Monday, June 4, 2012

Fahrenheit 451: What techniques does the author use to engage the audience and make the story effective? Give examples to support your analysis (mystery, humor, symbolism, suspense, etc.).


I loved this book. It was one of the most griping stories I have ever read. It had a message, and it told a story that can’t be forgotten. But it wasn’t just the plot of the story that I enjoyed the most. It was the literary techniques that made it the most interesting.

Bradbury used descriptive language, lots of suspense, and irony to make this story engage readers and make it effective.

Bradbury is a very descriptive writer and therefore, his characters are very descriptive when describing things. He uses his talent to make the story more interesting. For example, on page 8 he describes Clarisse, “She had a very thin face like the dial of a small clock seen faintly in a dark room in the middle of the night when you waken to see the time and see the clock telling you the hour and the minute and the second, with a white silence and a glowing, all certainty and knowing what it has to tell of the night passing swiftly on toward further darknesses, but moving also toward the sun.” (Bradbury pg. 8) He compares her face to the dial of a clock and gives the reader a better idea of her character.This kind of descriptive language makes the reader think, and it makes the book feel more developed.  He also describes more gruesome things, like the incineration of Beatty on page 113. “There was a hiss like a great mouthful of spittle banging a red-hot stove, a bubbling and frothing as if salt had been poured over a monstrous black snail to cause a terrible liquefaction and a boiling over of yellow foam.” (Bradbury pg. 113) He gets the readers imagination pumping and makes them see this image in their mind.

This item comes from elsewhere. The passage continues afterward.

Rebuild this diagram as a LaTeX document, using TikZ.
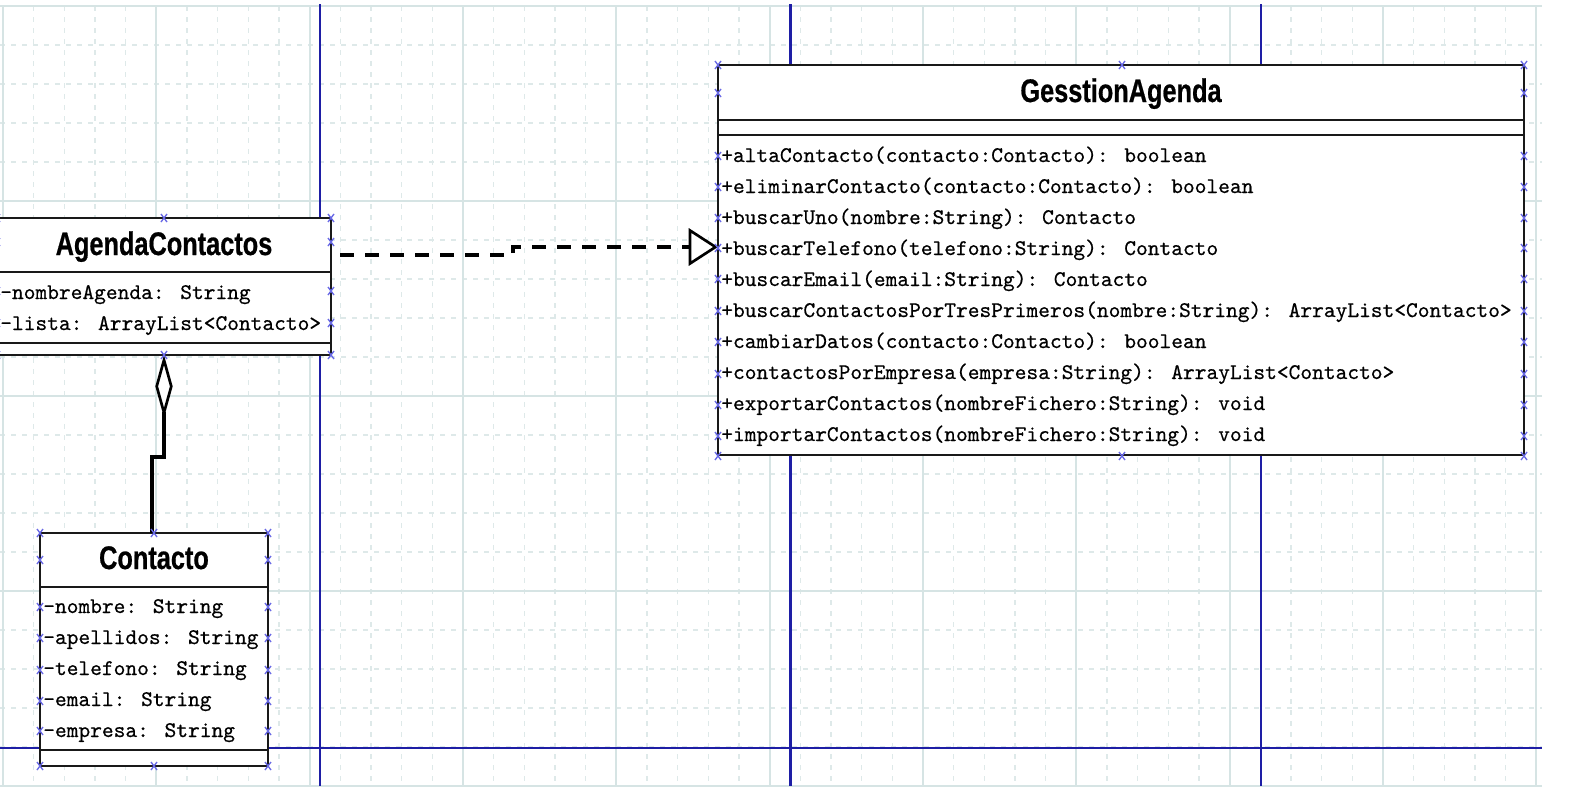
\documentclass[tikz,border=0pt]{standalone}
\usepackage{fontspec}
\newfontfamily\titlefont[UprightFont={* Bold},FakeStretch=0.775,FakeBold=0.6]{Liberation Sans}
\newfontfamily\memfont[FakeBold=0.5]{lmmono10-regular.otf}
\usetikzlibrary{arrows.meta}
\definecolor{gridc}{RGB}{214,228,228}
\definecolor{gridm}{RGB}{222,233,233}
\definecolor{pageblue}{RGB}{30,30,165}
\definecolor{hmarkc}{RGB}{105,105,230}
\definecolor{boxc}{RGB}{25,25,25}
\begin{document}
\begin{tikzpicture}[x=0.75pt,y=-0.75pt,
  gridminor/.style={draw=gridm,line width=1pt,dash pattern=on 3.75pt off 4.5pt},
  gridmajor/.style={draw=gridc,line width=1.5pt},
  pageline/.style={draw=pageblue,line width=1.6pt},
  classbox/.style={draw=boxc,fill=white,line width=1.6pt,inner sep=0pt,outer sep=0pt},
  divider/.style={draw=boxc,line width=1.6pt},
  classtitle/.style={font=\titlefont\fontsize{24.5pt}{28pt}\selectfont,anchor=base,inner sep=0pt},
  member/.style={font=\memfont\fontsize{16.77pt}{20pt}\selectfont,anchor=base west,inner sep=0pt},
  hmk/.style={draw=hmarkc,line width=1pt},
  xm/.pic={\draw[hmk] (-3,-4) -- (3,4) (-3,4) -- (3,-4);},
  realiz/.style={draw=black,line width=2.6pt,dash pattern=on 10.5pt off 8.25pt,dash phase=12pt,
    -{Triangle[length=22pt,width=28pt,fill=white,line width=2pt]}},
  aggr/.style={draw=black,line width=2.5pt,
    -{Diamond[length=47pt,width=13pt,fill=white,line width=2pt]}}
]
\useasboundingbox (0,0) rectangle (1595,803);
\fill[white] (0,0) rectangle (1595,803);
% grid
\foreach \k in {0,...,50} \draw[gridminor] ({3+30.6667*\k},6) -- ({3+30.6667*\k},786);
\foreach \k in {0,...,20} \draw[gridminor] (0,{6+39*\k}) -- (1542,{6+39*\k});
\foreach \k in {0,...,10} \draw[gridmajor] ({3+153.333*\k},6) -- ({3+153.333*\k},786);
\foreach \k in {0,...,4} \draw[gridmajor] (0,{6+195*\k}) -- (1542,{6+195*\k});
% page boundaries
\foreach \xx in {320,790.5,1261} \draw[pageline] (\xx,4) -- (\xx,786);
\draw[pageline] (0,748) -- (1542,748);

% AgendaContactos
\node[classbox,minimum width=250.5pt,minimum height=102.75pt] (agenda) at (164,286.5) {};
\draw[divider] (agenda.west |- 0,272) -- (agenda.east |- 0,272);
\draw[divider] (agenda.west |- 0,343) -- (agenda.east |- 0,343);
\node[classtitle] (agendaT) at (164,255) {AgendaContactos};
\node[member] (a1) at (0,299) {-nombreAgenda: String};
\node[member] (a2) at (0,330) {-lista: ArrayList<Contacto>};

% Contacto
\node[classbox,minimum width=171pt,minimum height=174.75pt] (contacto) at (154,649.5) {};
\draw[divider] (contacto.west |- 0,587) -- (contacto.east |- 0,587);
\draw[divider] (contacto.west |- 0,750) -- (contacto.east |- 0,750);
\node[classtitle] (contactoT) at (154,569) {Contacto};
\node[member] (c1) at (43,613) {-nombre: String};
\node[member] (c2) at (43,644) {-apellidos: String};
\node[member] (c3) at (43,675) {-telefono: String};
\node[member] (c4) at (43,706) {-email: String};
\node[member] (c5) at (43,737) {-empresa: String};

% GesstionAgenda
\node[classbox,minimum width=604.5pt,minimum height=292.5pt] (gestion) at (1121,260) {};
\draw[divider] (gestion.west |- 0,120) -- (gestion.east |- 0,120);
\draw[divider] (gestion.west |- 0,135) -- (gestion.east |- 0,135);
\node[classtitle] (gestionT) at (1121,102) {GesstionAgenda};
\node[member] (m1) at (721,162) {+altaContacto(contacto:Contacto): boolean};
\node[member] (m2) at (721,193) {+eliminarContacto(contacto:Contacto): boolean};
\node[member] (m3) at (721,224) {+buscarUno(nombre:String): Contacto};
\node[member] (m4) at (721,255) {+buscarTelefono(telefono:String): Contacto};
\node[member] (m5) at (721,286) {+buscarEmail(email:String): Contacto};
\node[member] (m6) at (721,317) {+buscarContactosPorTresPrimeros(nombre:String): ArrayList<Contacto>};
\node[member] (m7) at (721,348) {+cambiarDatos(contacto:Contacto): boolean};
\node[member] (m8) at (721,379) {+contactosPorEmpresa(empresa:String): ArrayList<Contacto>};
\node[member] (m9) at (721,410) {+exportarContactos(nombreFichero:String): void};
\node[member] (m10) at (721,441) {+importarContactos(nombreFichero:String): void};

% connectors
\draw[realiz] (agenda.east |- 0,255) -- (513,255) -- (513,247) -- (gestion.west |- 0,247);
\draw[aggr] ([xshift=-1.5pt]contacto.north) -- ++(0,-76) -- (agenda.south |- 0,457) -- (agenda.south);

% handle marks
\foreach \p in {(-3,218),(164,218),(331,218),(-3,242),(331,242),(-3,291),(331,291),(-3,323),(331,323),(-3,355),(164,355),(331,355)} \pic at \p {xm};
\foreach \p in {(40,533),(154,533),(268,533),(40,560),(268,560),(40,766),(154,766),(268,766)} \pic at \p {xm};
\foreach \yy in {607,638,670,701,731} {\pic at (40,\yy) {xm}; \pic at (268,\yy) {xm};}
\foreach \p in {(718,65),(1122,65),(1524,65),(718,93),(1524,93),(718,456),(1122,456),(1524,456)} \pic at \p {xm};
\foreach \yy in {156,187,218,248,279,311,342,374,405,436} {\pic at (718,\yy) {xm}; \pic at (1524,\yy) {xm};}
\end{tikzpicture}
\end{document}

He goes into great detail here to make this act of Montag's more macabre, and longer.

Bradbury also uses suspense to make his story more intense. The majority of this suspense revolves around Guy Montag. The real suspense begins when he steals the book from the house he burned and hides it in his own home.  (Bradbury pg 35) This gets readers really interested because by breaking the law, he's putting his very life in danger.  Suspense starts to escalate when Beatty comes to Montag's house and talks to him, and Montag asks what would happen if a fireman (himself) had a book. (Bradbury pg. 50-60) Then you KNOW that Beatty KNOWS Montag has one! And this makes the stakes higher because Beatty could come and burn Montag’s house down! Then the suspense skyrockets when Montag goes back to work and Beatty starts talking funny to him, saying he’s ‘got him going.’ (Bradbury pg.103)   When the alarm rings and Montag finds himself in front of his own house, readers are on the edge of their seats! (Bradbury pg. 106) And in the moment that Montag attacks Beatty, all the suspense EXPLODES! Bradbury spreads out the suspense throughout the story to keep readers interested and on edge.

A third thing Bradbury uses is irony. There is one major display of irony that Bradbury uses between the antagonist and the protagonist. Towards the middle of the novel Beatty is giving a speech to Montag about why books are burned. He choppily describes it, saying, “Colored people don’t like Little Black Sambo. Burn it. White people don’t feel good about Uncle Tom’s Cabin. Burn it. Someone’s written a book on tobacco and cancer of the lungs? The cigarette people are weeping? Burn the book. Serenity, Montag. Peace, Montag. Take your fight outside. Better yet, into the incinerator.”  (Bradbury pg. 57) He goes on about burning the things that cause problems in the society, completely appalling Montag. Later, after Montag kills Beatty (by BURNING him) he thinks, “Beatty, you’re not a problem now. You always said, don’t face a problem, burn it. Well, now I’ve done both. Goodbye Captain.” (Bradbury pg. 115) This blunt statement of Montag's shocks readers.


Bradbury, Ray. Fahrenheit 451. New York: Simon and Schuster, 1967. Print.